■ **What you should do**: Skip all pictures. Write out the data below from its first line through the line that contains "const freqStep = 0.1;".

■ **Information shown**:
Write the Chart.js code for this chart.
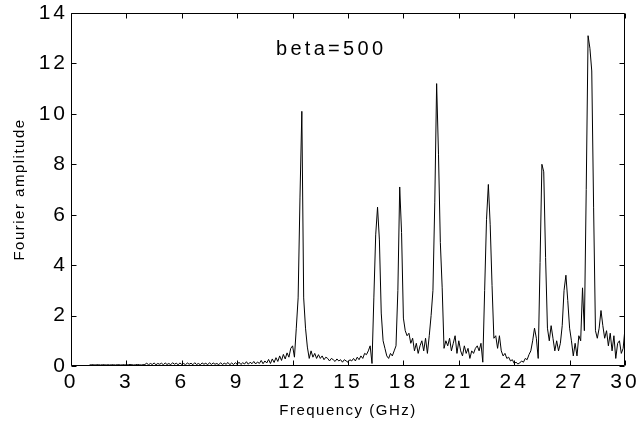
<!DOCTYPE html>
<html>
<head>
<meta charset="utf-8">
<script src="https://cdn.jsdelivr.net/npm/chart.js@4"></script>
<style>
  body { margin: 0; background: #fff; }
</style>
</head>
<body>
<canvas id="spectrum" width="636" height="423"></canvas>
<script>
// sample grid of the spectrum (GHz)
const freqStart = 1.0;
const freqStep = 0.1;

// Fourier amplitude, one row per GHz (x.0 .. x.9)
const amplitude = [
  0.04,0.05,0.05,0.04,0.05,0.05,0.04,0.05,0.05,0.04,   // 1
  0.05,0.04,0.05,0.05,0.04,0.05,0.05,0.04,0.05,0.05,   // 2
  0.04,0.05,0.06,0.05,0.04,0.05,0.06,0.05,0.04,0.05,   // 3
  0.06,0.11,0.05,0.10,0.06,0.12,0.05,0.10,0.07,0.11,   // 4
  0.05,0.12,0.06,0.10,0.05,0.13,0.07,0.11,0.05,0.12,   // 5
  0.06,0.10,0.05,0.12,0.07,0.11,0.05,0.13,0.06,0.10,   // 6
  0.05,0.12,0.07,0.11,0.05,0.13,0.06,0.12,0.07,0.10,   // 7
  0.05,0.13,0.06,0.11,0.07,0.14,0.05,0.12,0.06,0.13,   // 8
  0.07,0.15,0.06,0.13,0.08,0.17,0.07,0.15,0.09,0.18,   // 9
  0.08,0.16,0.10,0.22,0.09,0.20,0.12,0.26,0.10,0.28,   // 10
  0.14,0.33,0.18,0.40,0.22,0.46,0.28,0.52,0.35,0.70,   // 11
  0.8,0.35,1.5,2.7,6.7,10.1,2.7,1.5,0.75,0.3,          // 12
  0.6,0.35,0.5,0.3,0.45,0.3,0.4,0.25,0.35,0.3,         // 13
  0.2,0.3,0.25,0.18,0.28,0.2,0.25,0.15,0.25,0.2,       // 14
  0.15,0.25,0.2,0.3,0.2,0.35,0.25,0.4,0.3,0.5,         // 15
  0.45,0.6,0.8,0.1,2.7,5.2,6.3,5.0,2.1,1.0,            // 16
  0.7,0.4,0.3,0.5,0.4,0.6,0.8,3.0,7.1,5.3,             // 17
  1.9,1.4,1.2,1.3,0.9,1.1,0.6,0.9,0.5,0.8,             // 18
  1.0,0.6,1.1,0.5,1.2,2.0,3.0,6.5,11.2,8.4,            // 19
  4.9,3.1,0.7,1.0,0.8,1.1,0.6,0.9,1.2,0.5,             // 20
  1.0,0.6,0.4,0.8,0.5,0.7,0.3,0.6,0.5,0.7,             // 21
  0.8,0.6,0.9,0.15,3.0,5.8,7.2,5.6,3.2,1.1,            // 22
  1.2,0.7,1.2,0.6,0.4,0.5,0.3,0.35,0.2,0.25,           // 23
  0.1,0.15,0.08,0.12,0.2,0.15,0.3,0.25,0.45,0.6,       // 24
  1.0,1.5,1.1,0.3,4.1,8.0,7.7,4.3,1.5,1.0,             // 25
  1.6,1.1,0.6,1.0,0.6,0.9,1.6,3.0,3.6,2.6,             // 26
  1.5,1.0,0.4,0.9,0.4,1.2,1.0,3.1,1.4,7.0,             // 27
  13.1,12.6,11.7,6.3,1.4,1.1,1.5,2.2,1.6,1.1,          // 28
  1.4,0.8,1.3,0.6,1.2,0.3,0.9,1.0,0.5,0.7,             // 29
  1.5                                                  // 30
];

const xTicks = [0, 3, 6, 9, 12, 15, 18, 21, 24, 27, 30];
const yTicks = [0, 2, 4, 6, 8, 10, 12, 14];
const xTitle = "Frequency (GHz)";
const yTitle = "Fourier amplitude";
const note = "beta=500";
const notePos = { x: 11.1, y: 12.34 };   // left/baseline of the note, data units

const points = amplitude.map((a, i) => ({ x: +(freqStart + i * freqStep).toFixed(1), y: a }));

const FONT = "'Liberation Sans', Arial, sans-serif";

// matlab-ish frame: box, inward ticks, spaced text
const matlabFrame = {
  id: "matlabFrame",
  beforeLayout(chart) { chart.ctx.letterSpacing = "3px"; },
  beforeDraw(chart) { chart.ctx.letterSpacing = "3px"; },
  afterDraw(chart) {
    const ctx = chart.ctx;
    const a = chart.chartArea;
    const xs = chart.scales.x, ys = chart.scales.y;
    const L = Math.round(a.left) + 0.5, R = Math.round(a.right) - 0.5;
    const T = Math.round(a.top) + 0.5, B = Math.round(a.bottom) - 0.5;
    const tl = 5;
    ctx.save();
    ctx.strokeStyle = "#000";
    ctx.lineWidth = 1;
    ctx.beginPath();
    ctx.rect(L, T, R - L, B - T);
    xTicks.forEach(v => {
      const px = Math.round(xs.getPixelForValue(v)) + 0.5;
      ctx.moveTo(px, B); ctx.lineTo(px, B - tl);
      ctx.moveTo(px, T); ctx.lineTo(px, T + tl);
    });
    yTicks.forEach(v => {
      const py = Math.round(ys.getPixelForValue(v)) + 0.5;
      ctx.moveTo(L, py); ctx.lineTo(L + tl, py);
      ctx.moveTo(R, py); ctx.lineTo(R - tl, py);
    });
    ctx.stroke();

    ctx.fillStyle = "#000";
    // note inside the plot
    ctx.letterSpacing = "3.3px";
    ctx.font = "20px " + FONT;
    ctx.textAlign = "left";
    ctx.textBaseline = "alphabetic";
    ctx.fillText(note, xs.getPixelForValue(notePos.x), ys.getPixelForValue(notePos.y));

    // axis titles
    ctx.letterSpacing = "1.5px";
    ctx.font = "15px " + FONT;
    ctx.textAlign = "center";
    ctx.fillText(xTitle, (a.left + a.right) / 2, 415);
    ctx.translate(24, (a.top + a.bottom) / 2);
    ctx.rotate(-Math.PI / 2);
    ctx.fillText(yTitle, 0, 0);
    ctx.restore();
  }
};

new Chart(document.getElementById("spectrum"), {
  type: "line",
  data: {
    datasets: [{
      data: points,
      borderColor: "#000",
      borderWidth: 1,
      pointRadius: 0,
      tension: 0,
      fill: false
    }]
  },
  options: {
    responsive: false,
    animation: false,
    events: [],
    layout: { padding: { left: 0, right: 11, top: 13, bottom: 0 } },
    plugins: { legend: { display: false }, tooltip: { enabled: false } },
    scales: {
      x: {
        type: "linear",
        min: 0, max: 30,
        afterBuildTicks(s) { s.ticks = xTicks.map(v => ({ value: v })); },
        afterFit(s) { s.height = 57; s.paddingLeft = 0; s.paddingRight = 0; },
        grid: { display: false, drawTicks: false },
        border: { display: false },
        ticks: { color: "#000", padding: 4, maxRotation: 0, autoSkip: false, font: { family: FONT, size: 21 } }
      },
      y: {
        min: 0, max: 14,
        afterBuildTicks(s) { s.ticks = yTicks.map(v => ({ value: v })); },
        afterFit(s) { s.width = 71; s.paddingTop = 0; s.paddingBottom = 0; },
        grid: { display: false, drawTicks: false },
        border: { display: false },
        ticks: { color: "#000", padding: 3, autoSkip: false, font: { family: FONT, size: 21 } }
      }
    }
  },
  plugins: [matlabFrame]
});
</script>
</body>
</html>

■ **Result**:
Write the Chart.js code for this chart.
<!DOCTYPE html>
<html>
<head>
<meta charset="utf-8">
<script src="https://cdn.jsdelivr.net/npm/chart.js@4"></script>
<style>
  body { margin: 0; background: #fff; }
</style>
</head>
<body>
<canvas id="spectrum" width="636" height="423"></canvas>
<script>
// sample grid of the spectrum (GHz)
const freqStart = 1.0;
const freqStep = 0.1;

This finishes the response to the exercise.